STATED TASK:
Copy word for word the lines in the records below, starting at the line with "Write a Python" and ending at the line with "plt.rcParams['mathtext.it'] = 'DejaVu". Skip the pictures.

TASK DATA:
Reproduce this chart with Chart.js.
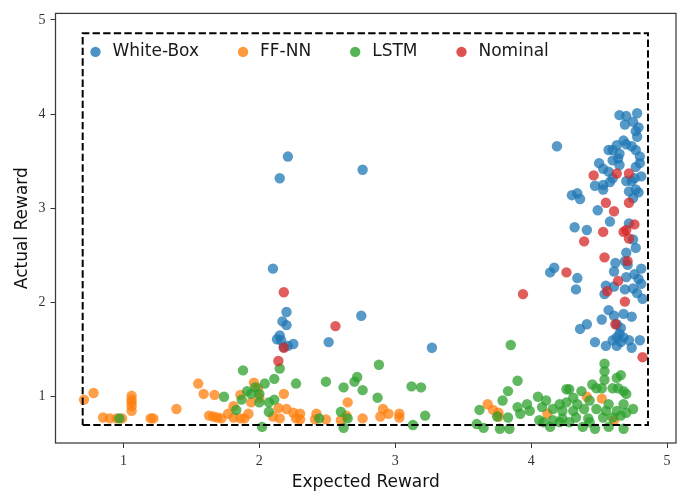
==
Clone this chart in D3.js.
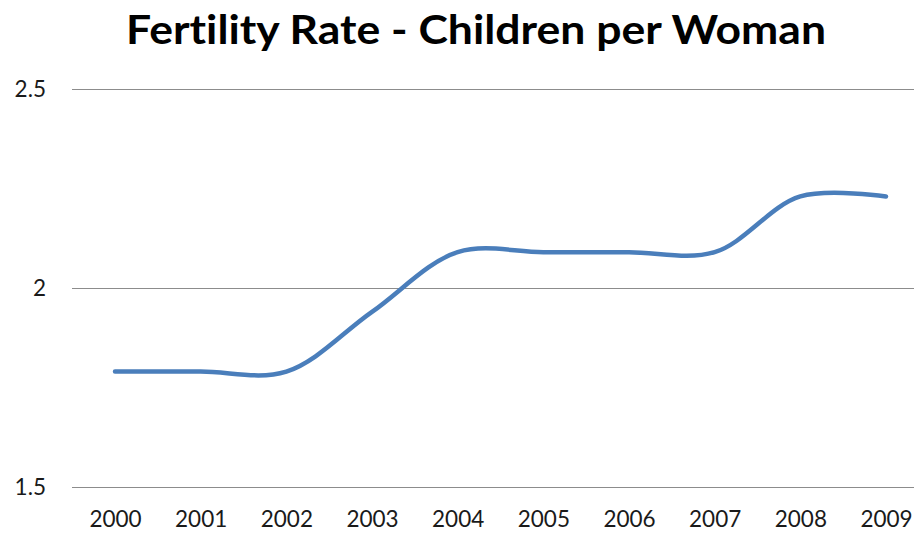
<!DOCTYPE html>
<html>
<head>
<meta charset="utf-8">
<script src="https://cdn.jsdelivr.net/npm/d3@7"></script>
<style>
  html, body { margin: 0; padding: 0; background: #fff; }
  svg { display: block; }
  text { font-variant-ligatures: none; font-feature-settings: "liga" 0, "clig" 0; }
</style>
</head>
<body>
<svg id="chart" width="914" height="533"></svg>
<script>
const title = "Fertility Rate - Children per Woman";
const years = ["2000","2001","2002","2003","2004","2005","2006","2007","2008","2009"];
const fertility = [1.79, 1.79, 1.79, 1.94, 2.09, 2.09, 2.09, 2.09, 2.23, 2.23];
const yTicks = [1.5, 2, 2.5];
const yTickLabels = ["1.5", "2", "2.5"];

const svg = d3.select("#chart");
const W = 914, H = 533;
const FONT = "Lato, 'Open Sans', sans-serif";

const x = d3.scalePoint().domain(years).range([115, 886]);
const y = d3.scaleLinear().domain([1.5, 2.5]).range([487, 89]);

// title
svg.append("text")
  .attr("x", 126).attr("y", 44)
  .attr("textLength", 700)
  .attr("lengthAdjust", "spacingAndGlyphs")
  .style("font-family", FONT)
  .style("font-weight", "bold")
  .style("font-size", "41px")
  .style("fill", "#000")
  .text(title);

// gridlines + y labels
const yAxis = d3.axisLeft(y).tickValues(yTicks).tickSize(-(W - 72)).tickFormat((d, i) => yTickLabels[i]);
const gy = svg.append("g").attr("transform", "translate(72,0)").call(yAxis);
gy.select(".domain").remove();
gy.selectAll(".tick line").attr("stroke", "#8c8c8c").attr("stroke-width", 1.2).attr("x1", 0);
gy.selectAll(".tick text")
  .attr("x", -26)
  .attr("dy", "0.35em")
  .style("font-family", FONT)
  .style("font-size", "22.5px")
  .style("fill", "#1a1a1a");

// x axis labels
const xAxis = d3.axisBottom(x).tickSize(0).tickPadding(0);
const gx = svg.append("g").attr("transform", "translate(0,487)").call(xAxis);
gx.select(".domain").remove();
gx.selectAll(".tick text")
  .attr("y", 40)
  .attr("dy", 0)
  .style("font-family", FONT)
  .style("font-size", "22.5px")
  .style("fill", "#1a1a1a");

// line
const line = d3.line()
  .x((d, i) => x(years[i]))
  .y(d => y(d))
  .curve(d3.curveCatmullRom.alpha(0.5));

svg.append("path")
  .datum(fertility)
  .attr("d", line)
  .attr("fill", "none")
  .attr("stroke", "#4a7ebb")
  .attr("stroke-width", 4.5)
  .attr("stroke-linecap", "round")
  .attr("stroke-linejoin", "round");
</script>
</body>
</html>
...
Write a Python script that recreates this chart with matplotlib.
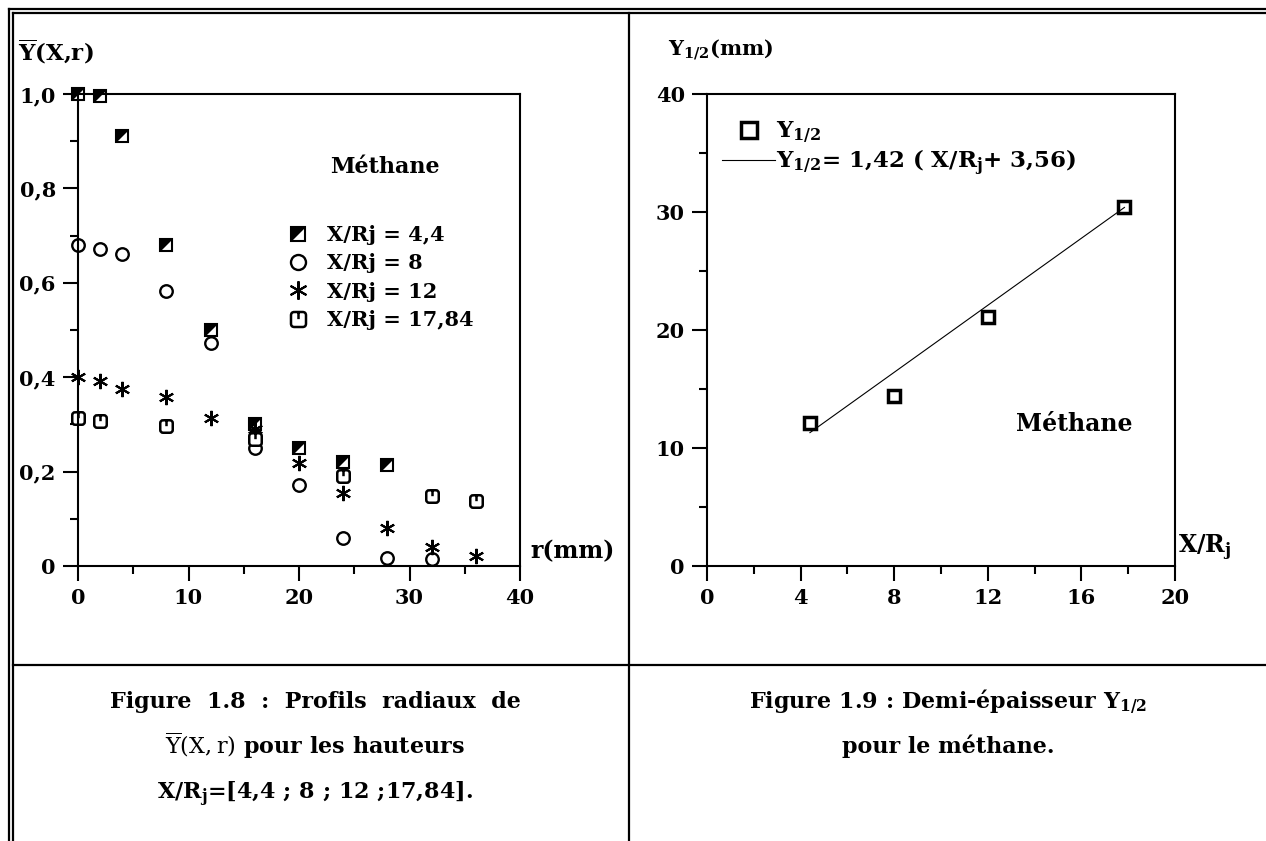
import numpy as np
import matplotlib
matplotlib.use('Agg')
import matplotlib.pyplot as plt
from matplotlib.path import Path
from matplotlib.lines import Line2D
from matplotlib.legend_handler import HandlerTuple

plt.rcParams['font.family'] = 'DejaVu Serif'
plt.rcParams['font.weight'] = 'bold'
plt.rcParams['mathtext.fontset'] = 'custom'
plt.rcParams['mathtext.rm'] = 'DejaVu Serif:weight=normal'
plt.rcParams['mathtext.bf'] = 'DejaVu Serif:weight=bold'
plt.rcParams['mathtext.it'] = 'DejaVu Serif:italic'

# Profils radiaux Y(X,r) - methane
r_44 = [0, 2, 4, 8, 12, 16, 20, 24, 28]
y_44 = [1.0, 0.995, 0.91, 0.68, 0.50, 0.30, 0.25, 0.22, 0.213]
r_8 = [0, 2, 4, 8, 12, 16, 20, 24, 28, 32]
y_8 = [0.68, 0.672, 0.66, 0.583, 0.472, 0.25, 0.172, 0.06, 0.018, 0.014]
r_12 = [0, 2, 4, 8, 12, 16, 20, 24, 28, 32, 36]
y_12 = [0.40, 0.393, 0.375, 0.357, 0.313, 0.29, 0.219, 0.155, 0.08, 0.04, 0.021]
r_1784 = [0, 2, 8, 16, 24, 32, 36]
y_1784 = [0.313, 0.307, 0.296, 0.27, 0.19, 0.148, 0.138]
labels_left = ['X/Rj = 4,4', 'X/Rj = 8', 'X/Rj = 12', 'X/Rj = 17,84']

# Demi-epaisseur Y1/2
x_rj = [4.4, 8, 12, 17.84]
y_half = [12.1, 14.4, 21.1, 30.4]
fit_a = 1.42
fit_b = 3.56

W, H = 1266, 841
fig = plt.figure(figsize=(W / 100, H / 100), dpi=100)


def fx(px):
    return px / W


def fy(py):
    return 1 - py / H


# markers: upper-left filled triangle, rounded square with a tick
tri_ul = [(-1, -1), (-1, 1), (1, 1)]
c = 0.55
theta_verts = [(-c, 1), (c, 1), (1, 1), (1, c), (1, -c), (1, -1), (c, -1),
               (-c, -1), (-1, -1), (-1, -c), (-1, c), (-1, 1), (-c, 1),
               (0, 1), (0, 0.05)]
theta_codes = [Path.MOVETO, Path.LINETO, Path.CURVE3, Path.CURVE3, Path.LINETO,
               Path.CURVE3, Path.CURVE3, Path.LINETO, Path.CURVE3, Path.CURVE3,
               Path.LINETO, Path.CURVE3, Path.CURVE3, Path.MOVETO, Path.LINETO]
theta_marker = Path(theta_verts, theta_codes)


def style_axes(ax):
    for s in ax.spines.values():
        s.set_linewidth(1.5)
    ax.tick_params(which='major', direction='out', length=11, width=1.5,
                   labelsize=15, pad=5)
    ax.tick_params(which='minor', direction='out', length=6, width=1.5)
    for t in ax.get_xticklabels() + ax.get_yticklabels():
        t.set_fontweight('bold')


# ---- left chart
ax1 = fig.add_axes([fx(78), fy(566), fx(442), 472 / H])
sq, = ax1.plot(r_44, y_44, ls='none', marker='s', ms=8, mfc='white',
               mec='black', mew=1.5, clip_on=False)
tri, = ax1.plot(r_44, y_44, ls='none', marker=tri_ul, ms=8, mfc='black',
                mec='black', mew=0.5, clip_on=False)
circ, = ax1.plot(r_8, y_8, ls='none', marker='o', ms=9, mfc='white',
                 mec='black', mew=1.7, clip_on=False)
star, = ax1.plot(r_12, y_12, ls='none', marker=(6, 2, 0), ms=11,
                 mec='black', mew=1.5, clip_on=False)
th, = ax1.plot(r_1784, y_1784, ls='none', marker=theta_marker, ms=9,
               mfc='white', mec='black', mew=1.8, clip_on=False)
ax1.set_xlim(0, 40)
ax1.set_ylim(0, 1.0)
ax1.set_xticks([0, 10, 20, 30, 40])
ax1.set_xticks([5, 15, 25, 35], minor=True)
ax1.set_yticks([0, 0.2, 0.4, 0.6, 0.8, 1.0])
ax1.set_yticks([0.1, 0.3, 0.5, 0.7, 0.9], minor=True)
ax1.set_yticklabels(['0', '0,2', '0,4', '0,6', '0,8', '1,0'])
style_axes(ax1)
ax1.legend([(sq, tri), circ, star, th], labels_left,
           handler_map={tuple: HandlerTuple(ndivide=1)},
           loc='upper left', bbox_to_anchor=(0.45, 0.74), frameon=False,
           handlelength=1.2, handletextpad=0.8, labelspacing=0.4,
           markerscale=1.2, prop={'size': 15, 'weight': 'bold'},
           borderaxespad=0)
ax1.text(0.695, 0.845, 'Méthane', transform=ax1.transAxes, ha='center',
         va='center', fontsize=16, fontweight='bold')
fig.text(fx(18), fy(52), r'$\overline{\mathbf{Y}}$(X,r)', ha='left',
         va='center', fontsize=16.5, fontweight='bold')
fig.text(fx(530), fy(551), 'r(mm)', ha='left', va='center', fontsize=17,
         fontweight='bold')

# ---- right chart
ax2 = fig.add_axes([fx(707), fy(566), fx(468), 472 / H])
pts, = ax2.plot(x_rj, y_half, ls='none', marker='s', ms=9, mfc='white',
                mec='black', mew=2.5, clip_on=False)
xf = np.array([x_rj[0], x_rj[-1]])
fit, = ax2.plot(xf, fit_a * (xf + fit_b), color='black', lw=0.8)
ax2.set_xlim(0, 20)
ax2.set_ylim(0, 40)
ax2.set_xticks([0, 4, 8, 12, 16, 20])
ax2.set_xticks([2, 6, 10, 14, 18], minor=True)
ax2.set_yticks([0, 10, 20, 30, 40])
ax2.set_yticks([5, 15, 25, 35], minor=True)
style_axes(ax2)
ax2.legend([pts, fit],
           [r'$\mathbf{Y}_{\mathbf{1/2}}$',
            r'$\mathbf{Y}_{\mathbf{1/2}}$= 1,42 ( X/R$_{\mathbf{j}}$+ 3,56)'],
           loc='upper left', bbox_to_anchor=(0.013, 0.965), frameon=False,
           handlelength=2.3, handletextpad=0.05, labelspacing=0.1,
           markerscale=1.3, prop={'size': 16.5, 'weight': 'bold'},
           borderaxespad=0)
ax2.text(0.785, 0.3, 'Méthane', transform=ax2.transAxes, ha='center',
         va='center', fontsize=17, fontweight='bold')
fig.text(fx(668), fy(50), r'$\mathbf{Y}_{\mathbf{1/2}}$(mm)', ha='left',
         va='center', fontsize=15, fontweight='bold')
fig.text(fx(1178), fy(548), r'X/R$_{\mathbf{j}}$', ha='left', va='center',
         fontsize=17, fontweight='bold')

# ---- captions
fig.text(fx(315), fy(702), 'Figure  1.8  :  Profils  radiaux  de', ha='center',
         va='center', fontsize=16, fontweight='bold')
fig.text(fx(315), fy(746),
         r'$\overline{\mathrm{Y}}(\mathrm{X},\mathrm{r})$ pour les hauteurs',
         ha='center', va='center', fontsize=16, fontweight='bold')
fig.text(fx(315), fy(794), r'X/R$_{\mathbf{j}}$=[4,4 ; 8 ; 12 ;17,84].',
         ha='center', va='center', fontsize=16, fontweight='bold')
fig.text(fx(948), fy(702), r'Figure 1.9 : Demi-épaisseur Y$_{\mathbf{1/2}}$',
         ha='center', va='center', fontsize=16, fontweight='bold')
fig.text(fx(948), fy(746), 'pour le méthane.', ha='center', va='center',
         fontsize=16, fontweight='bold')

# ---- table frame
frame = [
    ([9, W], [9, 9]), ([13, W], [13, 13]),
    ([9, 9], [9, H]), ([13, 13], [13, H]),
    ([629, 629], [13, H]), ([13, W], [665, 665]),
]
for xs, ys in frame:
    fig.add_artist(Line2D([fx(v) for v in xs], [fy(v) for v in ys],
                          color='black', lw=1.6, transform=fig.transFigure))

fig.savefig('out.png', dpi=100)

ANSWER TO THIS PROBLEM:
Write a Python script that recreates this chart with matplotlib.
import numpy as np
import matplotlib
matplotlib.use('Agg')
import matplotlib.pyplot as plt
from matplotlib.path import Path
from matplotlib.lines import Line2D
from matplotlib.legend_handler import HandlerTuple

plt.rcParams['font.family'] = 'DejaVu Serif'
plt.rcParams['font.weight'] = 'bold'
plt.rcParams['mathtext.fontset'] = 'custom'
plt.rcParams['mathtext.rm'] = 'DejaVu Serif:weight=normal'
plt.rcParams['mathtext.bf'] = 'DejaVu Serif:weight=bold'
plt.rcParams['mathtext.it'] = 'DejaVu Serif:italic'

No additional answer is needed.